— Begin —
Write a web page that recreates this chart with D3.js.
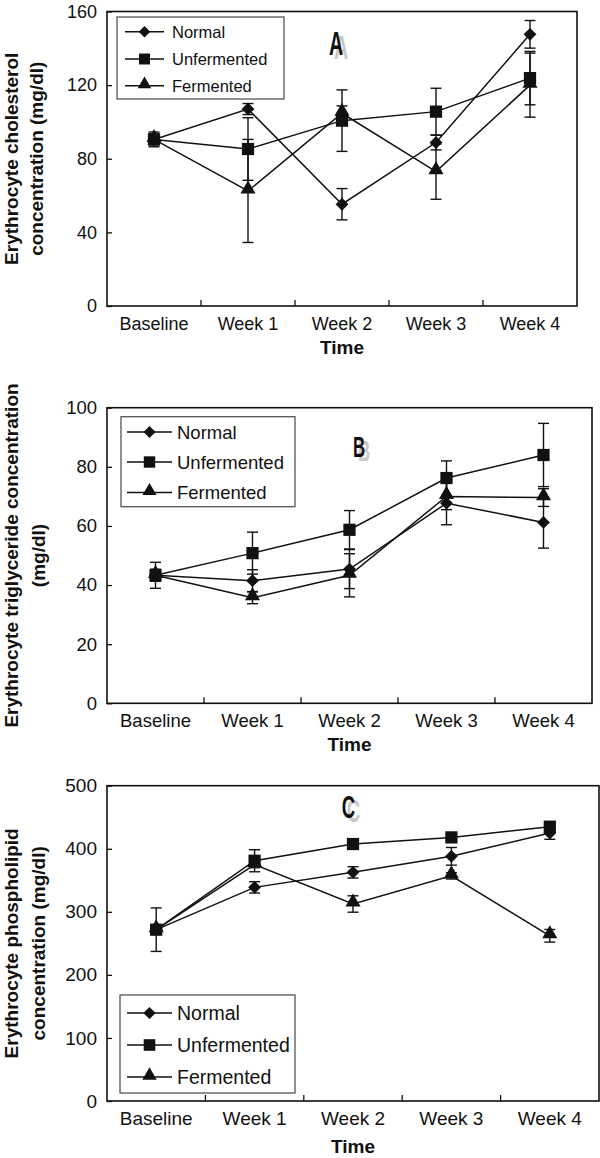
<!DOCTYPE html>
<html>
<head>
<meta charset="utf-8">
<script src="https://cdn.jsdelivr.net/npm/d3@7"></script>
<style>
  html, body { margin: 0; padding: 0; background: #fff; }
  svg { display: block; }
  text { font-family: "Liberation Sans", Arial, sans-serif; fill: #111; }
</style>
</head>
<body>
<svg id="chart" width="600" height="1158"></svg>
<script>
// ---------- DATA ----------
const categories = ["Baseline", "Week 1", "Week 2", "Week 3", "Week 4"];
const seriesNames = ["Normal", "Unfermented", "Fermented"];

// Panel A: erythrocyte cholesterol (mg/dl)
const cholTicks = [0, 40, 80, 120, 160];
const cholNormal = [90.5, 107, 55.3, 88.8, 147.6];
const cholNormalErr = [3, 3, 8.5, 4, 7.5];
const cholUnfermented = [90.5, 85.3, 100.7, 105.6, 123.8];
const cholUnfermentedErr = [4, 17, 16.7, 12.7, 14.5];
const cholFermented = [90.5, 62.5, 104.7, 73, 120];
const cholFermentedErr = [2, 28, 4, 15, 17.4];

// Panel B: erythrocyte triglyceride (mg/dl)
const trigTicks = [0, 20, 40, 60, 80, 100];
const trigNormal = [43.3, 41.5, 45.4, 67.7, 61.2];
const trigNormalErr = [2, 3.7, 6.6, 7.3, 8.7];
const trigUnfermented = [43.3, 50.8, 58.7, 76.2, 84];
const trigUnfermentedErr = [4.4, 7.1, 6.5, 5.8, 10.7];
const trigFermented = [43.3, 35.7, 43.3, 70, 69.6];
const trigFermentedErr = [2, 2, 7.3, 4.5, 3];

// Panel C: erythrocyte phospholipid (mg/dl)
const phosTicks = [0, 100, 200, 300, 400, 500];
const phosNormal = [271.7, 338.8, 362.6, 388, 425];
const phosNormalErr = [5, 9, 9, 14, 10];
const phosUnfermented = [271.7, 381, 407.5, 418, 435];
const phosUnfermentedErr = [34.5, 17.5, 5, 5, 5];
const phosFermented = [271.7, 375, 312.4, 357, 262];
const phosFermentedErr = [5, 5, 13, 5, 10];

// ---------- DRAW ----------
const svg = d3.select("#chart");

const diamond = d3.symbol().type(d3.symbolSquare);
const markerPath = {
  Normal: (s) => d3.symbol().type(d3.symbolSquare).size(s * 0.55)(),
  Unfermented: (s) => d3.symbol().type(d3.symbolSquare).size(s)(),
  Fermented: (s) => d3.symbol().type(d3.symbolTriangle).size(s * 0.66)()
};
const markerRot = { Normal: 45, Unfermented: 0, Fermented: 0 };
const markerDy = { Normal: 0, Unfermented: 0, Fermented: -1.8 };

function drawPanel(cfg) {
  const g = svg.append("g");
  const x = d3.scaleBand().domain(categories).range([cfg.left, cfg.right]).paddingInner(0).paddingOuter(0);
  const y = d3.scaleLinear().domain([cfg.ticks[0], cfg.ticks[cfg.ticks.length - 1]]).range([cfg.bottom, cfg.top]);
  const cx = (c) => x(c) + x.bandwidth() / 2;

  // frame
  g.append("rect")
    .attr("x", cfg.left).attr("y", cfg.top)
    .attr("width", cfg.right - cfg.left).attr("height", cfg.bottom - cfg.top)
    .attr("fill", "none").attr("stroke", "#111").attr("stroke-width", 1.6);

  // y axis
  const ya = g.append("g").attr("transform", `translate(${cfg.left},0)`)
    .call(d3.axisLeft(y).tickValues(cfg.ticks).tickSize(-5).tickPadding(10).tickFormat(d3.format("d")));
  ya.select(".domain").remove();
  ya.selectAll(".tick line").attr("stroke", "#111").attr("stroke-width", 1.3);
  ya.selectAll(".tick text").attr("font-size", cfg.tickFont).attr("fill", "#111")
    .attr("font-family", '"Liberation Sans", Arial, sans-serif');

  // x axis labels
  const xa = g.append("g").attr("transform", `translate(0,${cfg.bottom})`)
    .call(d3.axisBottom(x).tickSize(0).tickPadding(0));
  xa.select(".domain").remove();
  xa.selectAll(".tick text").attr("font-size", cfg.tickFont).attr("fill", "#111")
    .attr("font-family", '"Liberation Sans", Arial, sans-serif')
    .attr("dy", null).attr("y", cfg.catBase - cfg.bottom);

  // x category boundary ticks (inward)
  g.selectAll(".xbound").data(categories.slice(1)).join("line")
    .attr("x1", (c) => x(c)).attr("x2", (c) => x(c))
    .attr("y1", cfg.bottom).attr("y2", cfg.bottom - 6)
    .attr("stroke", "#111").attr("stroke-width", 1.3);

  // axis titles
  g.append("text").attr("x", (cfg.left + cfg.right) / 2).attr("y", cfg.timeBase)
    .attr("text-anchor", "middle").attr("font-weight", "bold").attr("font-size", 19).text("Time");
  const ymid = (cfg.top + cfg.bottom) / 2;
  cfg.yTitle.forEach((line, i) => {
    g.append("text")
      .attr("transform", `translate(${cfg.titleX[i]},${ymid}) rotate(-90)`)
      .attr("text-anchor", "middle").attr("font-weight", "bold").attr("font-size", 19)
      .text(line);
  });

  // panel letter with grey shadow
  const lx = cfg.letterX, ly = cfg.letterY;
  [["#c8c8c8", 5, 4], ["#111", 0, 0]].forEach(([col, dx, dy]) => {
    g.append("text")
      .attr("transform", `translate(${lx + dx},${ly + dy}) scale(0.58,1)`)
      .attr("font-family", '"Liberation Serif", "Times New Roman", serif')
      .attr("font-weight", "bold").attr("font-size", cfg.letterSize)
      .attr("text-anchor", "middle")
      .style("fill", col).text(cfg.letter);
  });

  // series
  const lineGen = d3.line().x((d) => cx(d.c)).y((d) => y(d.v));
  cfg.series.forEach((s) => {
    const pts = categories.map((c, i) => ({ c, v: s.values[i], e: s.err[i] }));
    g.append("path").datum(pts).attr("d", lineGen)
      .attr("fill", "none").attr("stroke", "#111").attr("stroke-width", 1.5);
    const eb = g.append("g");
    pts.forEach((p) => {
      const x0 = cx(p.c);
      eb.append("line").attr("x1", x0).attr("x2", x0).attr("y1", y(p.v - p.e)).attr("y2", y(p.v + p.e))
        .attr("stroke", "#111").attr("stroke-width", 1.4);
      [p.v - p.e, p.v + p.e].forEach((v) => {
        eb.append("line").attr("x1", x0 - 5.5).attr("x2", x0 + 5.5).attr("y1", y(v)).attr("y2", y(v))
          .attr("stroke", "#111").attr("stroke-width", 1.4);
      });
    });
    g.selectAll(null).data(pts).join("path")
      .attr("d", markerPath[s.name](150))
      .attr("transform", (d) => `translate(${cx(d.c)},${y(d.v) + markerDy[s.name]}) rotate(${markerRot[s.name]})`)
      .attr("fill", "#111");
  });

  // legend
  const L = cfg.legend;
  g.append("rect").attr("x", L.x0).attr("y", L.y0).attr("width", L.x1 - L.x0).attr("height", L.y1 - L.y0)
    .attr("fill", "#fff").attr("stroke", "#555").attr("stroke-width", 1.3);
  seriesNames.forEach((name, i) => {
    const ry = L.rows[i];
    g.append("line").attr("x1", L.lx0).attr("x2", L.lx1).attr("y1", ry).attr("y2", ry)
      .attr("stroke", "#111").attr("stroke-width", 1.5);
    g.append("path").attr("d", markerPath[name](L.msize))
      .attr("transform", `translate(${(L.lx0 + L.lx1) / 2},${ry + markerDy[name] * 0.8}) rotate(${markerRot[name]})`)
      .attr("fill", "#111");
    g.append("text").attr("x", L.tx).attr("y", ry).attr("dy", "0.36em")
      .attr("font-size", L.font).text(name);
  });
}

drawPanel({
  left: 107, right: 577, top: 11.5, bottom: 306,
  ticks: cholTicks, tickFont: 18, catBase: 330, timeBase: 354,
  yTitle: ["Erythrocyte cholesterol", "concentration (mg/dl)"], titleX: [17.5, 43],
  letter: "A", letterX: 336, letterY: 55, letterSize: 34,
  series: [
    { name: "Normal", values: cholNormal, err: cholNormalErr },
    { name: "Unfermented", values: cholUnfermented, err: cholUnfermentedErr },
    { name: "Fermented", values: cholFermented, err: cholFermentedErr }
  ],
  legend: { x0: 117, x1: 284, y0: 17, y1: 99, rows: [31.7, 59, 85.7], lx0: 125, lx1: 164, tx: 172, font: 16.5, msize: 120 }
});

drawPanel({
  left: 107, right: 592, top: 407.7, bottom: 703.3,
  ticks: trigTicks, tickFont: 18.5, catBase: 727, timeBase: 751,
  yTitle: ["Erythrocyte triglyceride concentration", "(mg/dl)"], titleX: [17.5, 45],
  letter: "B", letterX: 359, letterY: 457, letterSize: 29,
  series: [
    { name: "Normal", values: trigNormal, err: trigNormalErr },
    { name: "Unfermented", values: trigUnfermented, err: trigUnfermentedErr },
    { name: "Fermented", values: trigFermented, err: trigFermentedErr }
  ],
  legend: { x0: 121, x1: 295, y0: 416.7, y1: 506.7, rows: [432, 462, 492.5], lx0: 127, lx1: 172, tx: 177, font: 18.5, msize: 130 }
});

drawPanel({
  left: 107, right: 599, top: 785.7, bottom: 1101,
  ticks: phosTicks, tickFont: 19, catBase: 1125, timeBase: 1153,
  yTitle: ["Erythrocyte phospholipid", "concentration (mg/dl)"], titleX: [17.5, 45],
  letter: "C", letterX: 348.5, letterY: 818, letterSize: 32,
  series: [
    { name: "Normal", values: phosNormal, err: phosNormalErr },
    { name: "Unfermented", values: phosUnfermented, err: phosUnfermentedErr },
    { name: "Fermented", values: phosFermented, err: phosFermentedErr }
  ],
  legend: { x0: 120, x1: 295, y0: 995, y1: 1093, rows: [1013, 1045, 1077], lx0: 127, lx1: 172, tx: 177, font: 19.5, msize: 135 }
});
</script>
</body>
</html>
— End —
— Begin —
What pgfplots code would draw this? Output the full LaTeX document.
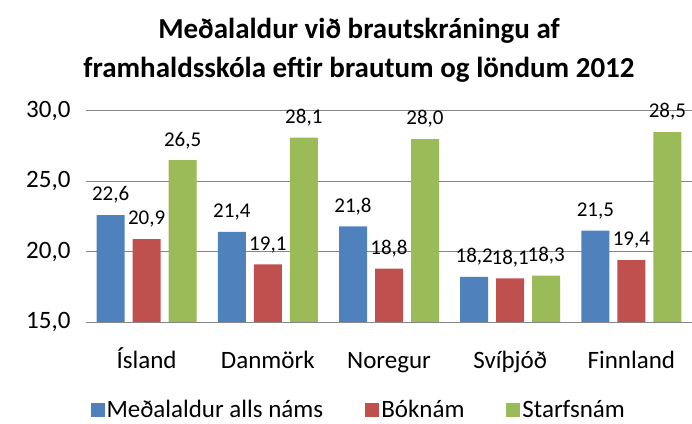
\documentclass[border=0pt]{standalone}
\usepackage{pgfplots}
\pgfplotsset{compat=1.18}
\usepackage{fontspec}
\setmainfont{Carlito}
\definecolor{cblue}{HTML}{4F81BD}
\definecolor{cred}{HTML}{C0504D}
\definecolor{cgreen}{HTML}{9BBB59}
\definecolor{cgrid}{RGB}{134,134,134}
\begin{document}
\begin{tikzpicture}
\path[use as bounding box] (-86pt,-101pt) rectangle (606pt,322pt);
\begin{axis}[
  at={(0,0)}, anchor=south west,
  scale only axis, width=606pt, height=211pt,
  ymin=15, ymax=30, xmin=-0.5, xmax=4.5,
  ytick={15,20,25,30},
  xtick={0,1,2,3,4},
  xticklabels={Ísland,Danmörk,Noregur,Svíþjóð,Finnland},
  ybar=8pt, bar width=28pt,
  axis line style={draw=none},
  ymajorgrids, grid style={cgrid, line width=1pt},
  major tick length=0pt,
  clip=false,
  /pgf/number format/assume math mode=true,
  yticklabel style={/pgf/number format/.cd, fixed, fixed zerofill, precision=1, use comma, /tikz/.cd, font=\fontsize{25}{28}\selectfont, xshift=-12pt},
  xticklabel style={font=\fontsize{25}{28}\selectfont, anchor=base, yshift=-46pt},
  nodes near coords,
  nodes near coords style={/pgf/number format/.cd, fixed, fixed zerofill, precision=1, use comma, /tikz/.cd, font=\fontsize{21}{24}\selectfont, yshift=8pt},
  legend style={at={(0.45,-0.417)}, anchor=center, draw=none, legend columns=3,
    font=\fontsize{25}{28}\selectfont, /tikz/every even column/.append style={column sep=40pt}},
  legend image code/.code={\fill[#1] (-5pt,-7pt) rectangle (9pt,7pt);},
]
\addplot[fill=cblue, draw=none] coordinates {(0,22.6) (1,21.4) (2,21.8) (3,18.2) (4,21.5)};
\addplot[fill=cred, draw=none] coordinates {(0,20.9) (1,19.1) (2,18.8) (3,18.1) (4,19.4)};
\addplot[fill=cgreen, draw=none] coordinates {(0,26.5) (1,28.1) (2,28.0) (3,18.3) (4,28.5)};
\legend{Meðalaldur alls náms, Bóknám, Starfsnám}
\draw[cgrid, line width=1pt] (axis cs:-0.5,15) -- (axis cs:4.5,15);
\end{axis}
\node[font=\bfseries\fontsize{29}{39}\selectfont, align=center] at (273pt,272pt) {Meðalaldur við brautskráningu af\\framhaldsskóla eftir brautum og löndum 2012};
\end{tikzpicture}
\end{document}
— End —
• EXERCISE REQUIREMENTS:
Only the lines starting at the line with "Write a web" and ending at the line with "const trigFermentedErr = [2, 2, 7.3, 4.5, 3];" should be printed again, exactly and with both ends kept; omit the pictures.

• ANSWER TO THE PROBLEM:
Write a web page that recreates this chart with D3.js.
<!DOCTYPE html>
<html>
<head>
<meta charset="utf-8">
<script src="https://cdn.jsdelivr.net/npm/d3@7"></script>
<style>
  html, body { margin: 0; padding: 0; background: #fff; }
  svg { display: block; }
  text { font-family: "Liberation Sans", Arial, sans-serif; fill: #111; }
</style>
</head>
<body>
<svg id="chart" width="600" height="1158"></svg>
<script>
// ---------- DATA ----------
const categories = ["Baseline", "Week 1", "Week 2", "Week 3", "Week 4"];
const seriesNames = ["Normal", "Unfermented", "Fermented"];

// Panel A: erythrocyte cholesterol (mg/dl)
const cholTicks = [0, 40, 80, 120, 160];
const cholNormal = [90.5, 107, 55.3, 88.8, 147.6];
const cholNormalErr = [3, 3, 8.5, 4, 7.5];
const cholUnfermented = [90.5, 85.3, 100.7, 105.6, 123.8];
const cholUnfermentedErr = [4, 17, 16.7, 12.7, 14.5];
const cholFermented = [90.5, 62.5, 104.7, 73, 120];
const cholFermentedErr = [2, 28, 4, 15, 17.4];

// Panel B: erythrocyte triglyceride (mg/dl)
const trigTicks = [0, 20, 40, 60, 80, 100];
const trigNormal = [43.3, 41.5, 45.4, 67.7, 61.2];
const trigNormalErr = [2, 3.7, 6.6, 7.3, 8.7];
const trigUnfermented = [43.3, 50.8, 58.7, 76.2, 84];
const trigUnfermentedErr = [4.4, 7.1, 6.5, 5.8, 10.7];
const trigFermented = [43.3, 35.7, 43.3, 70, 69.6];
const trigFermentedErr = [2, 2, 7.3, 4.5, 3];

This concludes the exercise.